** Begin EXTRACTED DATA **
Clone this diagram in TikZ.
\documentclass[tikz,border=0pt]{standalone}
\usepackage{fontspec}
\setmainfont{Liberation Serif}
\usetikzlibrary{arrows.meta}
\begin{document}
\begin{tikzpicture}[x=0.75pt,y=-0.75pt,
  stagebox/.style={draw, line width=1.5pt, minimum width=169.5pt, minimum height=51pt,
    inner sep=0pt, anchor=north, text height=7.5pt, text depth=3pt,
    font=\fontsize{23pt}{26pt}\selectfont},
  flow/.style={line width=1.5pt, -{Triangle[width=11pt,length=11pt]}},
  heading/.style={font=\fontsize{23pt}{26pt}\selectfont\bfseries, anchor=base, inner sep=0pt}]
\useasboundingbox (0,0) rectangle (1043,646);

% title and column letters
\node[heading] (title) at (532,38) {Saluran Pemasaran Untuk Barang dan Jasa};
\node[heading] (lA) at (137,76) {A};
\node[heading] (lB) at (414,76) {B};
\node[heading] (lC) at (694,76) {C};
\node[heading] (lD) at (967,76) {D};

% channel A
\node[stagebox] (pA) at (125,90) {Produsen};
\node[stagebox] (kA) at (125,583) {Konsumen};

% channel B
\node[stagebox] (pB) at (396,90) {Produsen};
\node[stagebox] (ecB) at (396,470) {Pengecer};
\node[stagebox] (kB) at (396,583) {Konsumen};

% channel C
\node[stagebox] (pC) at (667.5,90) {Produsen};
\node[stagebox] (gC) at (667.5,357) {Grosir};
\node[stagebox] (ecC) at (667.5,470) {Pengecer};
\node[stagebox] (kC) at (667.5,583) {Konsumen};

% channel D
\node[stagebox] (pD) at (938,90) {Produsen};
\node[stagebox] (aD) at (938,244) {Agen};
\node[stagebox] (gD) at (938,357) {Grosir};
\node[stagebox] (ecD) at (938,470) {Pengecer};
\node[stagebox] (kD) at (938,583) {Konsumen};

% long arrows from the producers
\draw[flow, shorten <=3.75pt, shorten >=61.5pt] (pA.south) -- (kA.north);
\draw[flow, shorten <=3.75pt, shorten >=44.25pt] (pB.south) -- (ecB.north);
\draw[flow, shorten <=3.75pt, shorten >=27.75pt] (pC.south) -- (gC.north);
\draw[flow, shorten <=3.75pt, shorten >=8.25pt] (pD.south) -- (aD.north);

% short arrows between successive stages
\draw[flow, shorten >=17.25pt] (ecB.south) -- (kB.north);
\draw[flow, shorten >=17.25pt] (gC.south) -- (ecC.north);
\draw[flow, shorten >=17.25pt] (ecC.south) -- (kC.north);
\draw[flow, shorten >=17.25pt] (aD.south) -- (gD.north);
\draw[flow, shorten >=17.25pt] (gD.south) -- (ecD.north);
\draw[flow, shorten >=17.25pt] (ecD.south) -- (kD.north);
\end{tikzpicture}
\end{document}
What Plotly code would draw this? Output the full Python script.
** End EXTRACTED DATA **
WHAT IS BEING ASKED —
Please quote every record above exactly as it appears.

CORRECT RESULT —
Clone this diagram in TikZ.
\documentclass[tikz,border=0pt]{standalone}
\usepackage{fontspec}
\setmainfont{Liberation Serif}
\usetikzlibrary{arrows.meta}
\begin{document}
\begin{tikzpicture}[x=0.75pt,y=-0.75pt,
  stagebox/.style={draw, line width=1.5pt, minimum width=169.5pt, minimum height=51pt,
    inner sep=0pt, anchor=north, text height=7.5pt, text depth=3pt,
    font=\fontsize{23pt}{26pt}\selectfont},
  flow/.style={line width=1.5pt, -{Triangle[width=11pt,length=11pt]}},
  heading/.style={font=\fontsize{23pt}{26pt}\selectfont\bfseries, anchor=base, inner sep=0pt}]
\useasboundingbox (0,0) rectangle (1043,646);

% title and column letters
\node[heading] (title) at (532,38) {Saluran Pemasaran Untuk Barang dan Jasa};
\node[heading] (lA) at (137,76) {A};
\node[heading] (lB) at (414,76) {B};
\node[heading] (lC) at (694,76) {C};
\node[heading] (lD) at (967,76) {D};

% channel A
\node[stagebox] (pA) at (125,90) {Produsen};
\node[stagebox] (kA) at (125,583) {Konsumen};

% channel B
\node[stagebox] (pB) at (396,90) {Produsen};
\node[stagebox] (ecB) at (396,470) {Pengecer};
\node[stagebox] (kB) at (396,583) {Konsumen};

% channel C
\node[stagebox] (pC) at (667.5,90) {Produsen};
\node[stagebox] (gC) at (667.5,357) {Grosir};
\node[stagebox] (ecC) at (667.5,470) {Pengecer};
\node[stagebox] (kC) at (667.5,583) {Konsumen};

% channel D
\node[stagebox] (pD) at (938,90) {Produsen};
\node[stagebox] (aD) at (938,244) {Agen};
\node[stagebox] (gD) at (938,357) {Grosir};
\node[stagebox] (ecD) at (938,470) {Pengecer};
\node[stagebox] (kD) at (938,583) {Konsumen};

% long arrows from the producers
\draw[flow, shorten <=3.75pt, shorten >=61.5pt] (pA.south) -- (kA.north);
\draw[flow, shorten <=3.75pt, shorten >=44.25pt] (pB.south) -- (ecB.north);
\draw[flow, shorten <=3.75pt, shorten >=27.75pt] (pC.south) -- (gC.north);
\draw[flow, shorten <=3.75pt, shorten >=8.25pt] (pD.south) -- (aD.north);

% short arrows between successive stages
\draw[flow, shorten >=17.25pt] (ecB.south) -- (kB.north);
\draw[flow, shorten >=17.25pt] (gC.south) -- (ecC.north);
\draw[flow, shorten >=17.25pt] (ecC.south) -- (kC.north);
\draw[flow, shorten >=17.25pt] (aD.south) -- (gD.north);
\draw[flow, shorten >=17.25pt] (gD.south) -- (ecD.north);
\draw[flow, shorten >=17.25pt] (ecD.south) -- (kD.north);
\end{tikzpicture}
\end{document}
What Plotly code would draw this? Output the full Python script.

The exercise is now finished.